I fill my own with pure water from my hose (not to much danger of freezing here). I listen for the sound of the water to change indicating that the stem is under water, remove the hose, bleed off the water till it starts to sprit out mostly air and then install the valve. Then adjust the pressure with additional air as required. One could do the same way by pumping in a proper amount of pure anti-freeze first, then hooking up a hose to finish filling with water.

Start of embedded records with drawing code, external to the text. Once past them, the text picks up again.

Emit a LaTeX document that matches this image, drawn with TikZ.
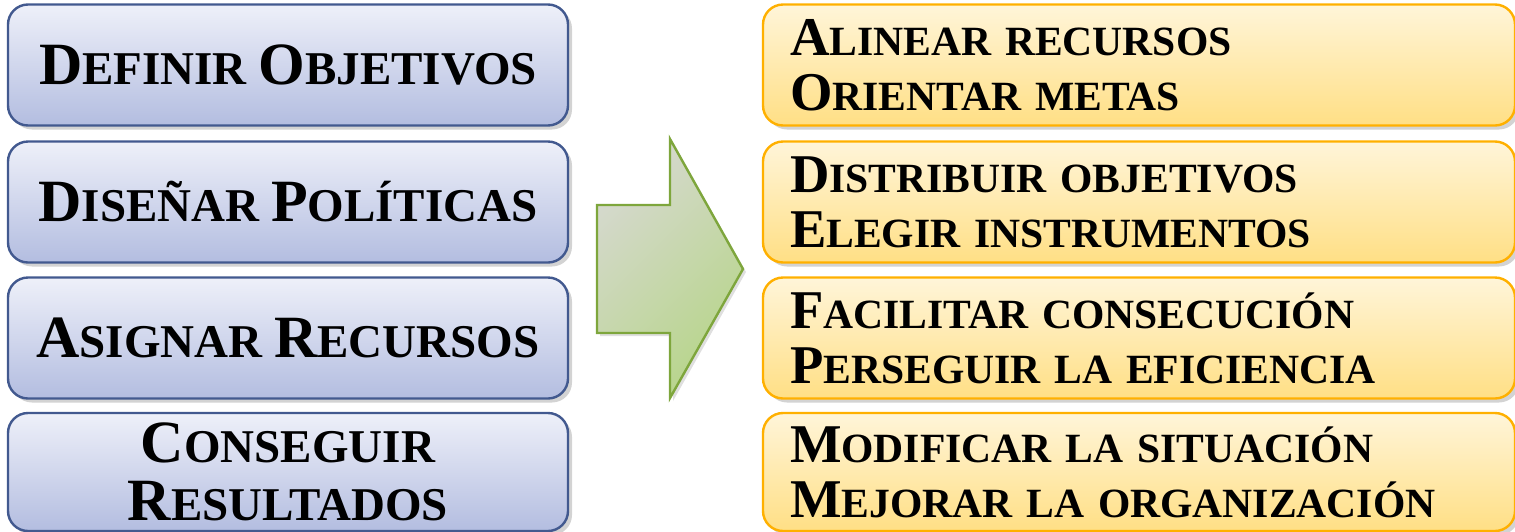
\documentclass[tikz,border=0pt]{standalone}
\usepackage{fontspec}
\setmainfont{Liberation Serif}
\usetikzlibrary{shadows}

% colours of the boxes and the arrow
\definecolor{leftTop}{HTML}{EEF0F9}
\definecolor{leftBot}{HTML}{B3BDE0}
\definecolor{leftLine}{HTML}{42598F}
\definecolor{rightTop}{HTML}{FFF5D9}
\definecolor{rightBot}{HTML}{FFDF85}
\definecolor{rightLine}{HTML}{FFB000}
\definecolor{arrowA}{HTML}{D6D9CF}
\definecolor{arrowB}{HTML}{B7D58A}
\definecolor{arrowLine}{HTML}{7EA63C}

% fake small caps: big first letter, small capitals after
\newcommand{\capword}[2]{{\fontsize{30}{32}\selectfont #1}\MakeUppercase{#2}}
\newcommand{\capline}[2]{{\fontsize{27.3}{30}\selectfont #1}\MakeUppercase{#2}}

\tikzset{
  stepleft/.style={draw=leftLine, line width=1.2pt, rounded corners=10pt,
    top color=leftTop, bottom color=leftBot,
    drop shadow={shadow xshift=2pt, shadow yshift=-2pt, opacity=0.35},
    minimum width=280pt, minimum height=60.5pt, align=center, inner ysep=2pt,
    font=\bfseries\fontsize{23.5}{29}\selectfont},
  stepright/.style={draw=rightLine, line width=1.2pt, rounded corners=10pt,
    top color=rightTop, bottom color=rightBot,
    drop shadow={shadow xshift=2pt, shadow yshift=-2pt, opacity=0.35},
    minimum width=376pt, minimum height=60.5pt, inner xsep=13.5pt, inner ysep=2pt,
    text width=349pt, align=left,
    font=\bfseries\fontsize{20.8}{27.5}\selectfont},
}

\begin{document}
\begin{tikzpicture}[x=0.5pt, y=-0.5pt]
\useasboundingbox (0,0) rectangle (1515,531);

% Left column
\node[stepleft] (defin) at (288,65) {\capword{D}{efinir} \capword{O}{bjetivos}};
\node[stepleft] (disen) at (288,202) {\capword{D}{iseñar} \capword{P}{olíticas}};
\node[stepleft] (asign) at (288,338) {\capword{A}{signar} \capword{R}{ecursos}};
\node[stepleft, minimum height=59pt] (consg) at (288,472)
  {\capword{C}{onseguir}\\\capword{R}{esultados}};

% Arrow in the middle
\draw[arrowLine, line width=1.2pt, top color=arrowA, bottom color=arrowB,
  shading angle=45,
  drop shadow={shadow xshift=1.5pt, shadow yshift=-1.5pt, opacity=0.25}]
  (597,205) -- (670,205) -- (670,139) -- (743,269) -- (670,398)
  -- (670,333) -- (597,333) -- cycle;

% Right column
\node[stepright] (align) at (1139,65)
  {\capline{A}{linear recursos}\\\capline{O}{rientar metas}};
\node[stepright] (distr) at (1139,202)
  {\capline{D}{istribuir objetivos}\\\capline{E}{legir instrumentos}};
\node[stepright] (facil) at (1139,338)
  {\capline{F}{acilitar consecución}\\\capline{P}{erseguir la eficiencia}};
\node[stepright, minimum height=59pt] (modif) at (1139,472)
  {\capline{M}{odificar la situación}\\\capline{M}{ejorar la organización}};

\end{tikzpicture}
\end{document}
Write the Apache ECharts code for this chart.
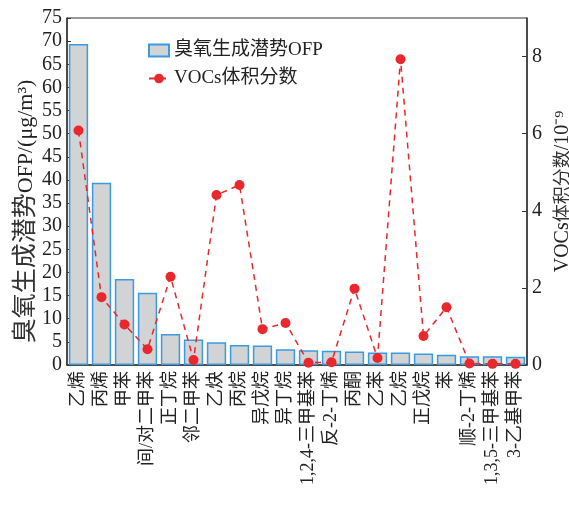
<!DOCTYPE html>
<html><head><meta charset="utf-8">
<script src="https://cdn.jsdelivr.net/npm/echarts@6/dist/echarts.min.js"></script>
<style>html,body{margin:0;padding:0;background:#fff}#c{width:569px;height:505px}</style>
</head><body><div id="c"></div>
<script>
const categories = ['乙烯','丙烯','甲苯','间/对二甲苯','正丁烷','邻二甲苯','乙炔','丙烷','异戊烷','异丁烷','1,2,4-三甲基苯','反-2-丁烯','丙酮','乙苯','乙烷','正戊烷','苯','顺-2-丁烯','1,3,5-三甲基苯','3-乙基甲苯'];
const ofpValues = [69.4, 39.4, 18.6, 15.6, 6.7, 5.5, 4.9, 4.3, 4.2, 3.4, 3.2, 3.1, 2.9, 2.7, 2.7, 2.5, 2.2, 1.9, 1.9, 1.8];
const vocValues = [6.08, 1.76, 1.05, 0.41, 2.29, 0.13, 4.41, 4.67, 0.93, 1.09, 0.06, 0.07, 1.98, 0.18, 7.93, 0.75, 1.5, 0.04, 0.03, 0.03];
const leftTicks = [0,5,10,15,20,25,30,35,40,45,50,55,60,65,70,75];
const rightTicks = [0,2,4,6,8];

const serif = '"Liberation Serif","Times New Roman","Noto Sans CJK SC",serif';
const chart = echarts.init(document.getElementById('c'));
chart.setOption({
  animation: false,
  grid: {left: 67, right: 42, top: 18, bottom: 140, outerBoundsMode: 'none', containLabel: false,
         show: true, borderColor: '#333', borderWidth: 1, backgroundColor: 'transparent'},
  legend: {
    orient: 'vertical', left: 143, top: 36, itemGap: 9, itemWidth: 20, itemHeight: 12,
    textStyle: {fontFamily: serif, fontSize: 19, color: '#222'},
    data: [
      {name: '臭氧生成潜势OFP', icon: 'rect'},
      {name: 'VOCs体积分数'}
    ]
  },
  xAxis: {
    type: 'category', data: categories,
    axisLine: {lineStyle: {color: '#333', width: 1.5}},
    axisTick: {show: false},
    axisLabel: {rotate: 90, interval: 0, fontFamily: serif, fontSize: 18, color: '#222', margin: 6}
  },
  yAxis: [
    {
      type: 'value', min: 0, max: 75, interval: 5,
      name: '{c|臭氧生成潜势}{l|OFP/(μg/m³)}', nameLocation: 'middle', nameGap: 28, nameMoveOverlap: false,
      nameTextStyle: {fontFamily: serif, fontSize: 22, color: '#222', lineHeight: 25, padding: [0, 40, 0, 0],
        rich: {c: {fontFamily: serif, fontSize: 25, color: '#333'}, l: {fontFamily: serif, fontSize: 22, color: '#222'}}},
      axisLine: {show: true, lineStyle: {color: '#333', width: 1.5}},
      axisTick: {show: true, inside: true, length: 4, lineStyle: {color: '#333'}, customValues: leftTicks},
      axisLabel: {fontFamily: serif, fontSize: 20, color: '#222', margin: 5, customValues: leftTicks},
      splitLine: {show: false}
    },
    {
      type: 'value', min: 0, max: 9,
      name: '{l|VOCs}{c|体积分数}{l|/10⁻⁹}', nameLocation: 'middle', nameGap: 26, nameRotate: 90,
      nameTextStyle: {fontFamily: serif, fontSize: 20, color: '#222', lineHeight: 20,
        rich: {c: {fontFamily: serif, fontSize: 18, color: '#333'}, l: {fontFamily: serif, fontSize: 20, color: '#222'}}},
      axisLine: {show: true, lineStyle: {color: '#333', width: 1.5}},
      axisTick: {show: true, inside: true, length: 5, lineStyle: {color: '#333'}, customValues: rightTicks},
      axisLabel: {fontFamily: serif, fontSize: 20, color: '#222', margin: 5, customValues: rightTicks},
      splitLine: {show: false}
    }
  ],
  series: [
    {
      name: '臭氧生成潜势OFP', type: 'bar', data: ofpValues, yAxisIndex: 0,
      barCategoryGap: '16%',
      itemStyle: {color: '#d2d3d5', borderColor: '#3b9ae0', borderWidth: 1.5}
    },
    {
      name: 'VOCs体积分数', type: 'line', data: vocValues, yAxisIndex: 1,
      symbol: 'circle', symbolSize: 10,
      lineStyle: {color: '#e8282c', width: 1.5, type: [6, 5]},
      itemStyle: {color: '#e8282c'}
    }
  ]
});
</script></body></html>
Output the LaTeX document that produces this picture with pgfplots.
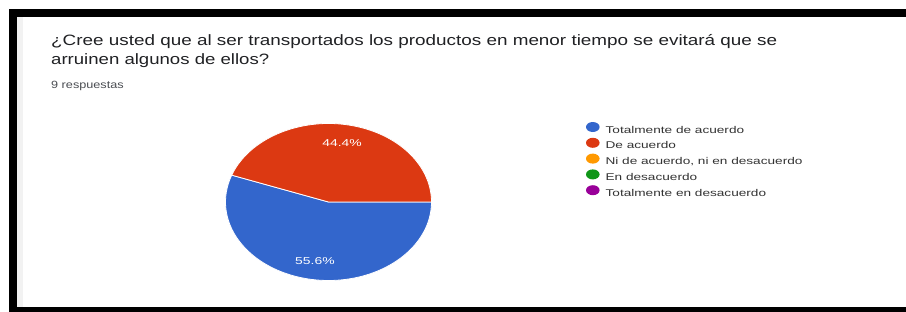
\documentclass[border=0pt]{standalone}
\usepackage{pgfplots}
\pgfplotsset{compat=1.18}
\usepackage{pgfplotstable}
\usepackage{graphicx}
\usepackage{fontspec}
\setmainfont{Liberation Sans}
\definecolor{gblue}{HTML}{3366CC}
\definecolor{gred}{HTML}{DC3912}
\definecolor{gorange}{HTML}{FF9900}
\definecolor{ggreen}{HTML}{109618}
\definecolor{gpurple}{HTML}{990099}
\definecolor{titlecol}{HTML}{202124}
\definecolor{subcol}{HTML}{4A4D52}
\definecolor{legcol}{HTML}{333333}
\pgfplotstableread{
slice count
1 5
2 4
3 0
4 0
5 0
}\piedata
\begin{document}
\begin{tikzpicture}
\pgfplotstablegetelem{0}{count}\of\piedata \edef\nA{\pgfplotsretval}
\pgfplotstablegetelem{1}{count}\of\piedata \edef\nB{\pgfplotsretval}
\pgfmathsetmacro\tot{\nA+\nB}
\pgfmathsetmacro\eA{-360*\nA/\tot}
\pgfmathsetmacro\eB{\eA-360*\nB/\tot}
\pgfmathsetmacro\mA{\eA/2}
\pgfmathsetmacro\mB{(\eA+\eB)/2}
\pgfmathsetmacro\pA{100*\nA/\tot}
\pgfmathsetmacro\pB{100*\nB/\tot}
\pgfmathsetmacro\xA{0.76*cos(\mA)}
\pgfmathsetmacro\yA{0.76*sin(\mA)}
\pgfmathsetmacro\xB{0.76*cos(\mB)}
\pgfmathsetmacro\yB{0.76*sin(\mB)}
\fill[white] (0pt,0pt) rectangle (906pt,-312pt);
\fill[gray!10] (17pt,-17pt) rectangle (23pt,-307pt);
\fill[black] (9pt,-9pt) rectangle (906pt,-17pt);
\fill[black] (9pt,-9pt) rectangle (17pt,-312pt);
\fill[black] (9pt,-307pt) rectangle (906pt,-312pt);
\node[anchor=base west, inner sep=0pt, text=titlecol] at (51pt,-45.7pt) {\resizebox{726pt}{\height}{\fontsize{15}{18}\selectfont ¿Cree usted que al ser transportados los productos en menor tiempo se evitará que se}};
\node[anchor=base west, inner sep=0pt, text=titlecol] at (51pt,-64.8pt) {\resizebox{218pt}{\height}{\fontsize{15}{18}\selectfont arruinen algunos de ellos?}};
\node[anchor=base west, inner sep=0pt, text=subcol] at (51pt,-88.3pt) {\resizebox{72.5pt}{\height}{\fontsize{10.5}{12}\selectfont 9 respuestas}};
\begin{axis}[
  at={(225.5pt,-280.5pt)}, anchor=south west,
  scale only axis, width=206pt, height=157pt,
  xmin=-1, xmax=1, ymin=-1, ymax=1,
  hide axis, clip=false,
  legend cell align=left,
  legend image code/.code={\fill[draw=none] (6.8pt,3.4pt) ellipse [x radius=6.8pt, y radius=5pt];},
  legend style={at={(1.75,1.0095)}, anchor=north west, draw=none, fill=none,
    inner sep=0pt, outer sep=0pt, font=\fontsize{9.8}{11}\selectfont, text=legcol,
    row sep=2.15pt, nodes={inner sep=0pt, text height=8pt, text depth=2.5pt},
    /tikz/every odd column/.append style={column sep=6pt}},
]
\fill[gblue, draw=white, line width=0.8pt] (axis cs:0,0) -- (axis cs:1,0) arc[start angle=0, end angle=\eA, x radius=103pt, y radius=78.5pt] -- cycle;
\fill[gred, draw=white, line width=0.8pt] (axis cs:0,0) -- (axis cs:{cos(\eA)},{sin(\eA)}) arc[start angle=\eA, end angle=\eB, x radius=103pt, y radius=78.5pt] -- cycle;
\node[text=white, font=\fontsize{10}{12}\selectfont, inner sep=0pt] at (axis cs:\xA,\yA) {\scalebox{1.39}[1]{\pgfmathprintnumber[fixed,precision=1,assume math mode=true]{\pA}\%}};
\node[text=white, font=\fontsize{10}{12}\selectfont, inner sep=0pt] at (axis cs:\xB,\yB) {\scalebox{1.39}[1]{\pgfmathprintnumber[fixed,precision=1,assume math mode=true]{\pB}\%}};
\addlegendimage{color=gblue, fill=gblue, draw=none}
\addlegendentry{\scalebox{1.39}[1]{Totalmente de acuerdo}}
\addlegendimage{color=gred, fill=gred, draw=none}
\addlegendentry{\scalebox{1.39}[1]{De acuerdo}}
\addlegendimage{color=gorange, fill=gorange, draw=none}
\addlegendentry{\scalebox{1.39}[1]{Ni de acuerdo, ni en desacuerdo}}
\addlegendimage{color=ggreen, fill=ggreen, draw=none}
\addlegendentry{\scalebox{1.39}[1]{En desacuerdo}}
\addlegendimage{color=gpurple, fill=gpurple, draw=none}
\addlegendentry{\scalebox{1.39}[1]{Totalmente en desacuerdo}}
\end{axis}
\pgfresetboundingbox
\useasboundingbox (0pt,0pt) rectangle (906pt,-312pt);
\end{tikzpicture}
\end{document}
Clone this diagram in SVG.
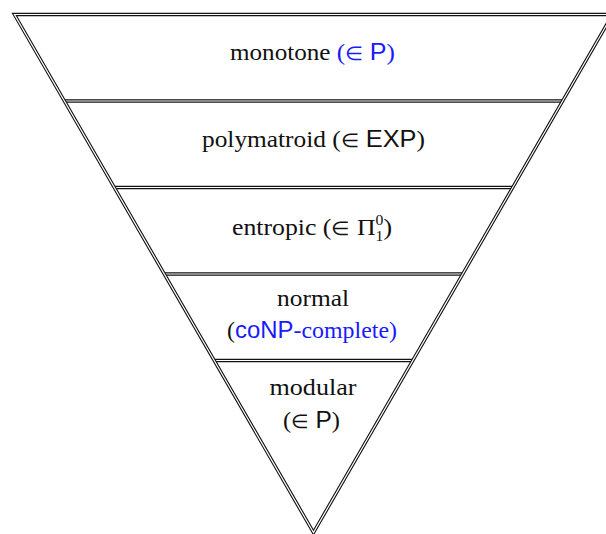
<svg xmlns="http://www.w3.org/2000/svg" width="606" height="534" viewBox="0 0 606 534">
<style>
.outer{fill:none;stroke:#111;stroke-width:3.4;stroke-linejoin:miter;stroke-miterlimit:6}
.inner{fill:none;stroke:#fff;stroke-width:1.2;stroke-linejoin:miter;stroke-miterlimit:6}
.t{font-family:"Liberation Serif","Times New Roman",serif;font-size:23px;fill:#111;text-anchor:middle}
.sf{font-family:"Liberation Sans",Arial,sans-serif}
.b{fill:#1a1aff}
.s{font-size:14px}
.e{font-family:"DejaVu Sans",sans-serif;font-size:19px;font-weight:300}
</style>
<rect width="606" height="534" fill="#fff"/>
<defs>
<path id="div" d="M64.4,101H562.6M114.3,187.5H512.7M164.3,274H462.7M214.2,360.5H412.8"/>
<path id="tri" d="M14.43,14.5H612.57L313.5,532.5Z"/>
</defs>
<g id="frame">
<use href="#div" class="outer"/>
<use href="#div" class="inner"/>
<use href="#tri" class="outer"/>
<use href="#tri" class="inner"/>
</g>
<g id="monotone">
<text class="t" x="312.5" y="60" textLength="165" lengthAdjust="spacingAndGlyphs">monotone <tspan class="b">(<tspan class="e">∈</tspan> <tspan class="sf">P</tspan>)</tspan></text>
</g>
<g id="polymatroid">
<text class="t" x="313.5" y="147" textLength="223" lengthAdjust="spacingAndGlyphs">polymatroid (<tspan class="e">∈</tspan> <tspan class="sf">EXP</tspan>)</text>
</g>
<g id="entropic">
<text class="t" x="312" y="235" textLength="160" lengthAdjust="spacingAndGlyphs">entropic (<tspan class="e">∈</tspan> Π<tspan class="s" dy="-10">0</tspan><tspan class="s" dx="-7" dy="16">1</tspan><tspan dy="-6">)</tspan></text>
</g>
<g id="normal">
<text class="t" x="313" y="306" textLength="72" lengthAdjust="spacingAndGlyphs">normal</text>
<text class="t" x="312" y="338" textLength="170" lengthAdjust="spacingAndGlyphs">(<tspan class="b"><tspan class="sf">coNP</tspan>-complete)</tspan></text>
</g>
<g id="modular">
<text class="t" x="313" y="395" textLength="87" lengthAdjust="spacingAndGlyphs">modular</text>
<text class="t" x="311.5" y="428" textLength="57" lengthAdjust="spacingAndGlyphs">(<tspan class="e">∈</tspan> <tspan class="sf">P</tspan>)</text>
</g>
</svg>
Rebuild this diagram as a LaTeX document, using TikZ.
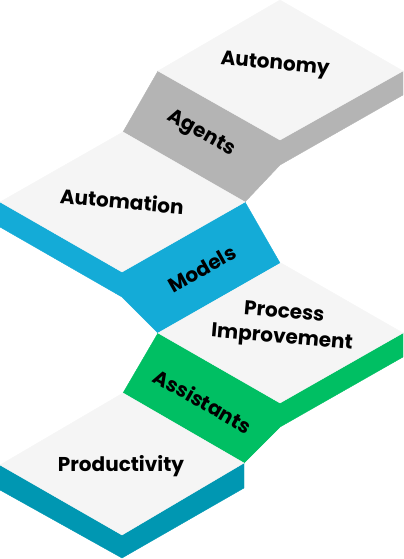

Perhaps a bit off topic: But, my calculation of cost is about equal for using anti-freeze at $10 per gallon and methanol/water mix and might be a bit cheaper for using rim-guard if you are looking at -40 protection. For this temp you need 50/50 mix so a tire that holds 100 gallons would be $500 in antifreeze. Somewhere I heard that rim guard could be had for $3.50 per gallon so that would make it much cheaper than antifreeze solution for max low temp. At higher freezing temps one would find a break even point in cost between the 3.